Let’s get this straight: breads and pizzas are best baked on a wood-fired, super hot brick hearth. Your kitchen oven just doesn’t do the same job that a big masonry or cob oven can do. You’ll know the difference as soon as you taste your fresh baked bread with its crispy crust, perfect crumb, and slight wood-fired flavor.
While brick ovens can cost upwards of a thousand dollars to construct, an earth oven can be made using locally available and recycled materials. (Yes, a masonry oven may last longer, but the difference in skill level and cost to build them versus an earth oven is huge!) Made mostly of cob (a mix of sand and clay), an earth oven is very inexpensive to build—I recently built a 22.5” diameter oven for less than $20! (The only real cost to me was the fire brick, which cost $1 each.) An earth oven also presents an appealing option to individuals wanting to bake outdoors, so that one’s home does not heat up from indoor baking in summertime.

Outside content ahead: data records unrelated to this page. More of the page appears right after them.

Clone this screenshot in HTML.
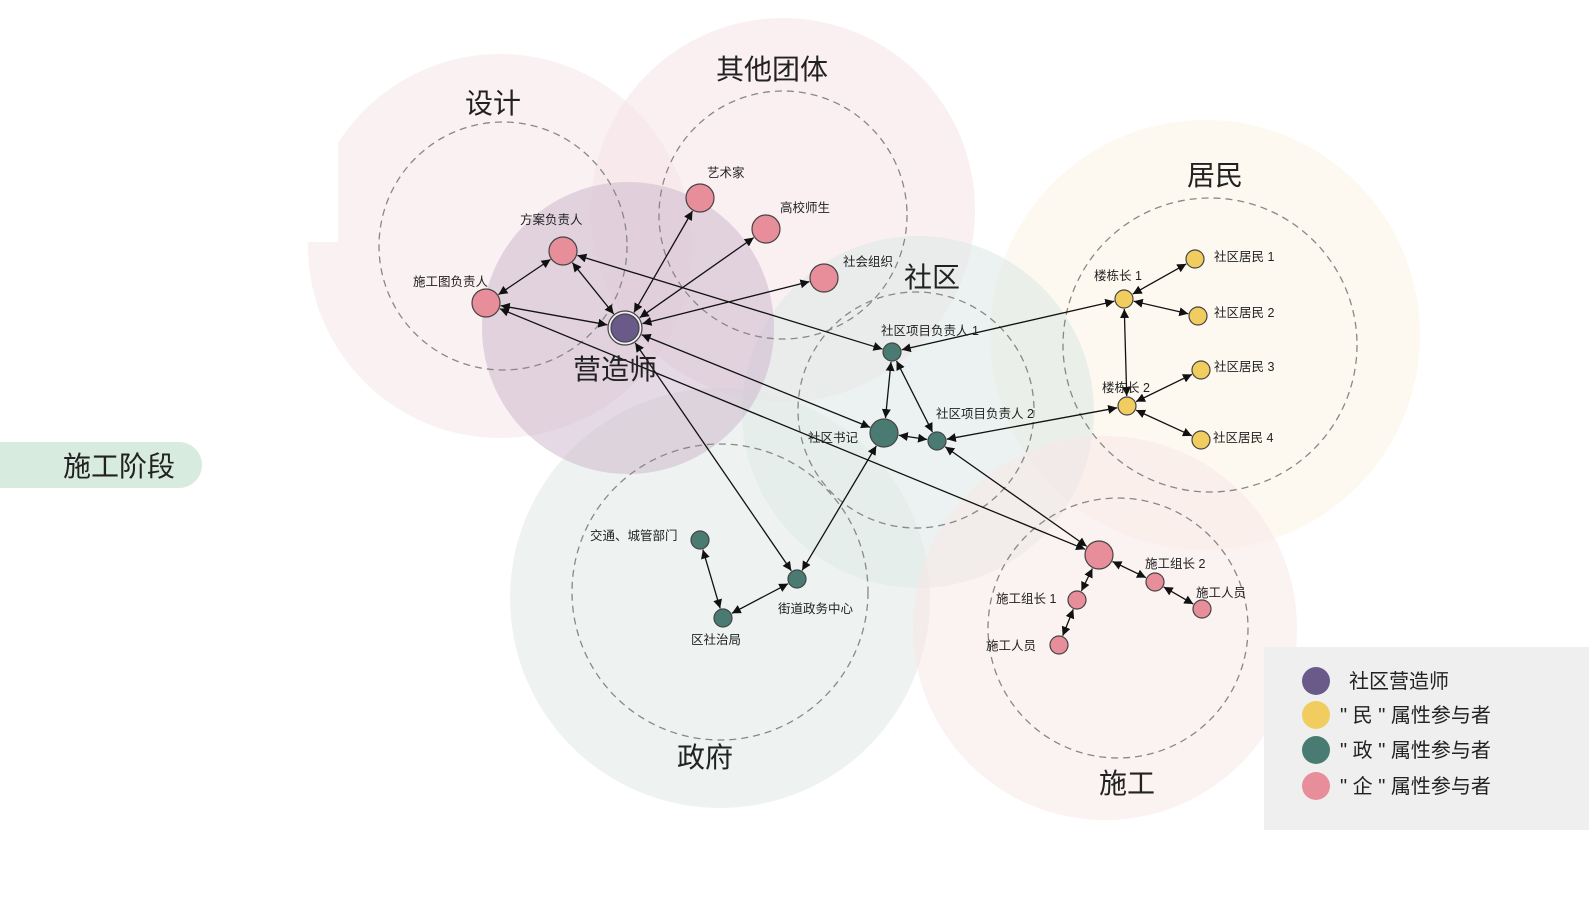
<!DOCTYPE html>
<html><head><meta charset="utf-8"><style>
html,body{margin:0;padding:0;background:#fff;}
svg{display:block;font-family:"Liberation Sans","Noto Sans CJK SC",sans-serif;}
</style></head><body>
<svg id="s" width="1589" height="902" viewBox="0 0 1589 902" xmlns="http://www.w3.org/2000/svg">
<defs>
<marker id="a" viewBox="0 0 10 10" refX="10" refY="5" markerWidth="9" markerHeight="9" orient="auto-start-reverse" markerUnits="userSpaceOnUse"><path d="M0,0 L10,5 L0,10 z" fill="#111"/></marker>
<clipPath id="cl"><path d="M338,0 H1589 V902 H0 V242 H338 z"/></clipPath>
</defs>
<g opacity="1">
<circle cx="500" cy="246" r="192" fill="#faf1f2" clip-path="url(#cl)"/>
<circle cx="783" cy="210" r="192" fill="#f6e3e7" opacity="0.55"/>
<circle cx="1205" cy="335" r="215" fill="#fcf8ec" opacity="0.8"/>
<circle cx="918" cy="412" r="176" fill="#dde8e5" opacity="0.55"/>
<circle cx="720" cy="598" r="210" fill="#e3ebe8" opacity="0.6"/>
<circle cx="1105" cy="628" r="192" fill="#f7e6e6" opacity="0.5"/>
<circle cx="628" cy="328" r="146" fill="#c9b4c9" opacity="0.5"/>
</g>
<g fill="none" stroke="#888" stroke-width="1.3" stroke-dasharray="7,5">
<circle cx="503" cy="246" r="124"/>
<circle cx="783" cy="215" r="124"/>
<circle cx="916" cy="410" r="118"/>
<circle cx="1210" cy="345" r="147"/>
<circle cx="720" cy="592" r="148"/>
<circle cx="1118" cy="628" r="130"/>
</g>
<g id="edges" stroke="#111" stroke-width="1.3" fill="none"></g>
<g id="nodes" stroke="#444" stroke-width="1.2"></g>
<g fill="#222" font-size="28">
<text x="465" y="113">设计</text>
<text x="716" y="79">其他团体</text>
<text x="904" y="287">社区</text>
<text x="1187" y="185">居民</text>
<text x="573" y="379">营造师</text>
<text x="677" y="767">政府</text>
<text x="1099" y="793">施工</text>
</g>
<g fill="#222" font-size="12.5">
<text x="520" y="224">方案负责人</text>
<text x="413" y="286">施工图负责人</text>
<text x="707" y="177">艺术家</text>
<text x="780" y="212">高校师生</text>
<text x="843" y="266">社会组织</text>
<text x="881" y="335">社区项目负责人 1</text>
<text x="936" y="418">社区项目负责人 2</text>
<text x="808" y="442">社区书记</text>
<text x="1094" y="280">楼栋长 1</text>
<text x="1102" y="392">楼栋长 2</text>
<text x="1214" y="261">社区居民 1</text>
<text x="1214" y="317">社区居民 2</text>
<text x="1214" y="371">社区居民 3</text>
<text x="1213" y="442">社区居民 4</text>
<text x="590" y="540">交通、城管部门</text>
<text x="691" y="644">区社治局</text>
<text x="778" y="613">街道政务中心</text>
<text x="1145" y="568">施工组长 2</text>
<text x="1196" y="597">施工人员</text>
<text x="996" y="603">施工组长 1</text>
<text x="986" y="650">施工人员</text>
</g>
<path d="M0,442 H179 A23,23 0 0 1 202,465 A23,23 0 0 1 179,488 H0 z" fill="#d8ebdf"/>
<text x="63" y="476" font-size="28" fill="#222">施工阶段</text>
<rect x="1264" y="647" width="325" height="183" fill="#efefef"/>
<circle cx="1316" cy="681" r="14" fill="#6a5a8a"/>
<circle cx="1316" cy="715" r="14" fill="#f0cd5e"/>
<circle cx="1316" cy="750" r="14" fill="#4a7b73"/>
<circle cx="1316" cy="786" r="14" fill="#e88d9a"/>
<g font-size="20" fill="#222">
<text x="1349" y="688">社区营造师</text>
<text x="1340" y="722">" 民 " 属性参与者</text>
<text x="1340" y="757">" 政 " 属性参与者</text>
<text x="1340" y="793">" 企 " 属性参与者</text>
</g>
</svg>
<script>
var P="#e88d9a",T="#4a7b73",Y="#f0cd5e";
var N={
m:[625,328,17,"#6a5a8a"],fa:[563,251,14,P],sg:[486,303,14,P],ys:[700,198,14,P],gx:[766,229,14,P],sh:[824,278,14,P],
p1:[892,352,9,T],sj:[884,433,14,T],p2:[937,441,9,T],
l1:[1124,299,9,Y],l2:[1127,406,9,Y],r1:[1195,259,9,Y],r2:[1198,316,9,Y],r3:[1201,370,9,Y],r4:[1201,440,9,Y],
jt:[700,540,9,T],qs:[723,618,9,T],jd:[797,579,9,T],
sc:[1099,555,14,P],z2:[1155,582,9,P],w2:[1202,609,9,P],z1:[1077,600,9,P],w1:[1059,645,9,P]};
var E=[["m","fa"],["m","sg"],["fa","sg"],["m","ys"],["m","gx"],["m","sh"],["fa","p1"],["sg","sc"],["m","sj"],["m","jd"],
["p1","l1"],["p1","sj"],["p1","p2"],["sj","p2"],["p2","l2"],["sj","jd"],["p2","sc"],["l1","l2"],["l1","r1"],["l1","r2"],
["l2","r3"],["l2","r4"],["jt","qs"],["qs","jd"],["sc","z2"],["z2","w2"],["sc","z1"],["z1","w1"]];
var ns="http://www.w3.org/2000/svg",eg=document.getElementById("edges"),ng=document.getElementById("nodes");
E.forEach(function(e){var a=N[e[0]],b=N[e[1]],dx=b[0]-a[0],dy=b[1]-a[1],d=Math.hypot(dx,dy),ux=dx/d,uy=dy/d;
var l=document.createElementNS(ns,"line");
l.setAttribute("x1",a[0]+ux*(a[2]+1));l.setAttribute("y1",a[1]+uy*(a[2]+1));
l.setAttribute("x2",b[0]-ux*(b[2]+1));l.setAttribute("y2",b[1]-uy*(b[2]+1));
l.setAttribute("marker-start","url(#a)");l.setAttribute("marker-end","url(#a)");eg.appendChild(l);});
for(var k in N){var n=N[k];
if(k=="m"){var r=document.createElementNS(ns,"circle");r.setAttribute("cx",n[0]);r.setAttribute("cy",n[1]);r.setAttribute("r",17);r.setAttribute("fill","#f3eef2");ng.appendChild(r);}
var c=document.createElementNS(ns,"circle");c.setAttribute("cx",n[0]);c.setAttribute("cy",n[1]);c.setAttribute("r",k=="m"?14:n[2]);c.setAttribute("fill",n[3]);ng.appendChild(c);}
</script>
</body></html>
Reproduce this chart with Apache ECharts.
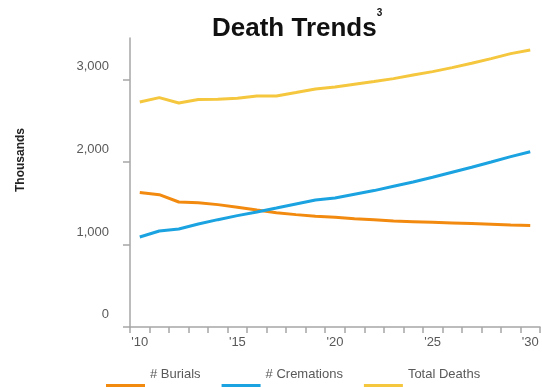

An earth oven is wood-fired. A small oven can be heated to over 700 degrees in two hours of firing, and then the coals are removed to bake directly on the hearth. In order to make maximum use of the heat, you can bake pizza, followed by loaves of bread, and muffins, pies, or cookies, and then meat stews and beans overnight. The thermal mass of the oven allows for excellent heat storage, and hence, a long chain of breads and foods can be cooked, making maximum use of the energy of the wood.